### Work to be completed:
Restate, exactly and without pictures, the lines from the start of the listing below through the line holding "from matplotlib.transforms import".

▼▼▼

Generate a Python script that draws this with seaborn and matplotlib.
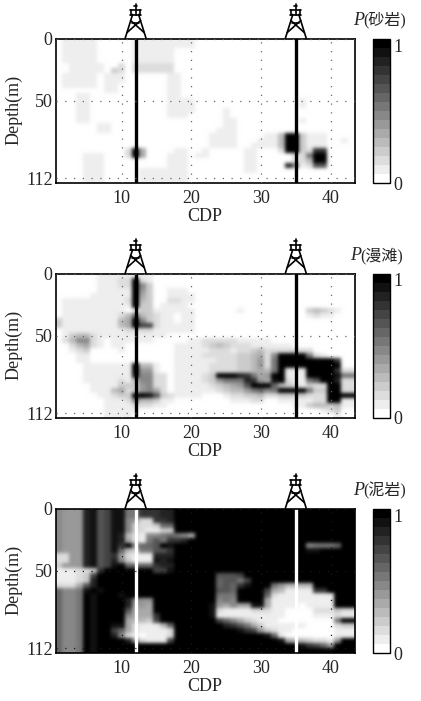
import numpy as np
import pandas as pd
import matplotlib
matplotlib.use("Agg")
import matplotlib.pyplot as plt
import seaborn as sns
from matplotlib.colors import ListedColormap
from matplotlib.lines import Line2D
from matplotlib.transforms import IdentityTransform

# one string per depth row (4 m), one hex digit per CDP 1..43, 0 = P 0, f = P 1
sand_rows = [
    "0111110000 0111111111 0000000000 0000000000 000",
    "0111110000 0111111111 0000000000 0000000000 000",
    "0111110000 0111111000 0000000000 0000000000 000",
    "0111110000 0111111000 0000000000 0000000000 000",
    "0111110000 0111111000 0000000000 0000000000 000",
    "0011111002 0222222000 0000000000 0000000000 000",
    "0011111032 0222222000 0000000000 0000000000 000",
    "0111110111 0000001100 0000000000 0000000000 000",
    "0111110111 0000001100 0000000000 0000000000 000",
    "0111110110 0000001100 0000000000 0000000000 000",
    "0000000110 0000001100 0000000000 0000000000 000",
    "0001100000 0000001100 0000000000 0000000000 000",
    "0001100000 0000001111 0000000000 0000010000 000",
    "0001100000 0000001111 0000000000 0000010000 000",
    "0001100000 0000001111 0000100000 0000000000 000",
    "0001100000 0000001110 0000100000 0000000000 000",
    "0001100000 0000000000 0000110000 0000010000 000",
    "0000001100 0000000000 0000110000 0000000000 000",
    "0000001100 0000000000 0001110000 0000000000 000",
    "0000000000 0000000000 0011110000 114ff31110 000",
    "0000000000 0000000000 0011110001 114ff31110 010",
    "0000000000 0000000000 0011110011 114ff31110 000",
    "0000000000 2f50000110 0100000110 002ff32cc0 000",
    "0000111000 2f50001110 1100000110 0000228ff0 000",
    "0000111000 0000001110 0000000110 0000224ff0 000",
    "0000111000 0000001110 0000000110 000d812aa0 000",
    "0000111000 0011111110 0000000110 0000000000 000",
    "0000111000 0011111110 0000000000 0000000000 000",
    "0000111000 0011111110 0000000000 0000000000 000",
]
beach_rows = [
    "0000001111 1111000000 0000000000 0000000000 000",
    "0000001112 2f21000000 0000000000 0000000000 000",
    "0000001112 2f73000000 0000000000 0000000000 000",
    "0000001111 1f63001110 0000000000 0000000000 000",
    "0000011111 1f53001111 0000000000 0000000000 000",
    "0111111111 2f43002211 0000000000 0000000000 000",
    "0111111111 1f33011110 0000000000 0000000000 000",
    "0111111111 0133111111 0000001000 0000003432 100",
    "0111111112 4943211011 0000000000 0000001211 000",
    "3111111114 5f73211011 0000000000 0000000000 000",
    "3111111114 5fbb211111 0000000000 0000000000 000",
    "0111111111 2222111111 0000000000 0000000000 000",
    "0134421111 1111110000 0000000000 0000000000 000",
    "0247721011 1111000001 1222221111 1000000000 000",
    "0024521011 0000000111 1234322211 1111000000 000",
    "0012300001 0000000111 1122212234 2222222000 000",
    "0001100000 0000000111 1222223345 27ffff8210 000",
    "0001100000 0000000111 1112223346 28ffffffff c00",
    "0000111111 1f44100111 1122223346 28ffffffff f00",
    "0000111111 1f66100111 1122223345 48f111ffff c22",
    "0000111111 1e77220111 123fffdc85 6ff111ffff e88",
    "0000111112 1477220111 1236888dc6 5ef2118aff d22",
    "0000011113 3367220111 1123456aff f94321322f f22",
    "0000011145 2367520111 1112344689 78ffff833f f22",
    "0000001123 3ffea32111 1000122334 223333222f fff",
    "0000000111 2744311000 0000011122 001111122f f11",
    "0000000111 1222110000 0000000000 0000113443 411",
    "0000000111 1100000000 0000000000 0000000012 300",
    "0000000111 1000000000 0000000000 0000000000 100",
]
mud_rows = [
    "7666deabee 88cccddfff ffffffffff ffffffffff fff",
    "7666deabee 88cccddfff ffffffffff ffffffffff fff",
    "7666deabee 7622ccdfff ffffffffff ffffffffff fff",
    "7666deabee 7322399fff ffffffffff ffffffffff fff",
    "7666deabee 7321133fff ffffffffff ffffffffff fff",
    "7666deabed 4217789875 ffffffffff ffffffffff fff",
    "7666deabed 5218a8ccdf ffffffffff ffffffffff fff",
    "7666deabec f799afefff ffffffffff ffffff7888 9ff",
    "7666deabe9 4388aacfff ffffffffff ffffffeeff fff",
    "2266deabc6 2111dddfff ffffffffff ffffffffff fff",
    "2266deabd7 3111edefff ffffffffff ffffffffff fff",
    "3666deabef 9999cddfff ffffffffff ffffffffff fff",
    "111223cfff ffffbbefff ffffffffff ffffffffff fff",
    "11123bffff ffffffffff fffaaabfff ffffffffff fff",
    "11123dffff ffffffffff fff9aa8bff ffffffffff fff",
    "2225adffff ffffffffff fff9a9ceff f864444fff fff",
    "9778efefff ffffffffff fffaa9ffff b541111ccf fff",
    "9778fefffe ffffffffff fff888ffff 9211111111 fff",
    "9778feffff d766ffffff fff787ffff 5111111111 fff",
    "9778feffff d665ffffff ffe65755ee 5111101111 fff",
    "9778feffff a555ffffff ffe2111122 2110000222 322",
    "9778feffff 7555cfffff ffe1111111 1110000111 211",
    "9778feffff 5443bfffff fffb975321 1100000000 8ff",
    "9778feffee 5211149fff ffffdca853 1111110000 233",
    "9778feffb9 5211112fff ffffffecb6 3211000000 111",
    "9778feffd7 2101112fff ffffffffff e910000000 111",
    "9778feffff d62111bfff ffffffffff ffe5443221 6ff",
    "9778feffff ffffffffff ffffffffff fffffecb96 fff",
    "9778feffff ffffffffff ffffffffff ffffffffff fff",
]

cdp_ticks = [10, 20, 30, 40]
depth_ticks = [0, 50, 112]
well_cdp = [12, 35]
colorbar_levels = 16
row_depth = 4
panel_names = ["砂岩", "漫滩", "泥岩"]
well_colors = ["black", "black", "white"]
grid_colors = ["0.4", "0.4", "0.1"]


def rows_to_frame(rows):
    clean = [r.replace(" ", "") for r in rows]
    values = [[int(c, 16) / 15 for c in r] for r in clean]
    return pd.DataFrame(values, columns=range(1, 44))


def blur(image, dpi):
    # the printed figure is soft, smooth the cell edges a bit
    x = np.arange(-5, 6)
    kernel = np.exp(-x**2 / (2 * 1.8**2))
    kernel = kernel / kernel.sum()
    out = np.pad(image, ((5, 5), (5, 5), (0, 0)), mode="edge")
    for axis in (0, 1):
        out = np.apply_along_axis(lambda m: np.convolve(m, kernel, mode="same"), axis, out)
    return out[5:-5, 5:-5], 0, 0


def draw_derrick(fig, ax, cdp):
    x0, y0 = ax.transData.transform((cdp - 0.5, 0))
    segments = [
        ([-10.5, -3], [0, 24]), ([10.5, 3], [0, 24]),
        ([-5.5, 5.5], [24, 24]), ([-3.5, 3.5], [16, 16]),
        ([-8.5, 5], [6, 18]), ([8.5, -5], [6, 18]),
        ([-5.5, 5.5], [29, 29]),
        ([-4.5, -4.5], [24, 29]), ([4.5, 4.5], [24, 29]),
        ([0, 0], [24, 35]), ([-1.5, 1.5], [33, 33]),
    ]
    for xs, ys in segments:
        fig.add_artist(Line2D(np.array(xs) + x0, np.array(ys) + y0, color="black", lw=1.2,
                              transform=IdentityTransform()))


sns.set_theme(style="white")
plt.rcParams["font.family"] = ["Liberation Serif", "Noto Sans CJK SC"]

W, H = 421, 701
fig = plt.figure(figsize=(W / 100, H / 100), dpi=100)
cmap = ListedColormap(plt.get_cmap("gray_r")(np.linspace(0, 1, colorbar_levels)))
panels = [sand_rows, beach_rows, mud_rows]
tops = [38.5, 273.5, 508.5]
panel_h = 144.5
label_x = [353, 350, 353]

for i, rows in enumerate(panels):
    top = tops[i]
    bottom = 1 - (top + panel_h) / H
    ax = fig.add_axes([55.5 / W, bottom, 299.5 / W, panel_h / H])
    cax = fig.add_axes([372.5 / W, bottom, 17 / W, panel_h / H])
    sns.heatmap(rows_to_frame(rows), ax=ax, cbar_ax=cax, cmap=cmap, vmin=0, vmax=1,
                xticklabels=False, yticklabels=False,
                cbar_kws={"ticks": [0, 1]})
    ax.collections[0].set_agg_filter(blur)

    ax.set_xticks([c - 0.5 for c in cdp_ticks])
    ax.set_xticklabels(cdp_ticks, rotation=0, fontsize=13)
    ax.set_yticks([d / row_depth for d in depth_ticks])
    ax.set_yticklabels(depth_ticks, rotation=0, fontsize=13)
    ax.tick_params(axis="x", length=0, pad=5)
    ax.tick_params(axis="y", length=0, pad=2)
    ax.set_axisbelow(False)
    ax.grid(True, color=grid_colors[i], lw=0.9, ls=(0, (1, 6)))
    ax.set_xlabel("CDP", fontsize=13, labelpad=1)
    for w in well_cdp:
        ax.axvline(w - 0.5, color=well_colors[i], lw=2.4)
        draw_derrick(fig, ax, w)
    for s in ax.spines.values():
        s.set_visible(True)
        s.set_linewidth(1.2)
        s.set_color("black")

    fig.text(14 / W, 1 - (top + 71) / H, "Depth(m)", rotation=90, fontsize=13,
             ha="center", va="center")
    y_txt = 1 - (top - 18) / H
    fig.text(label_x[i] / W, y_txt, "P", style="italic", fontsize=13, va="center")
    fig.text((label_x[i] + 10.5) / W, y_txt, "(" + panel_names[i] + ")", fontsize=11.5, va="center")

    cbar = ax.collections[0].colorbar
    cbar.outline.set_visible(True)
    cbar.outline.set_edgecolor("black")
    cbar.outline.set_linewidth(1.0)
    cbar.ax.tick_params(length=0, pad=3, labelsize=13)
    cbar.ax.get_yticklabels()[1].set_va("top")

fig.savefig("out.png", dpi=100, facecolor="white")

▲▲▲

### Final answer:
Generate a Python script that draws this with seaborn and matplotlib.
import numpy as np
import pandas as pd
import matplotlib
matplotlib.use("Agg")
import matplotlib.pyplot as plt
import seaborn as sns
from matplotlib.colors import ListedColormap
from matplotlib.lines import Line2D
from matplotlib.transforms import IdentityTransform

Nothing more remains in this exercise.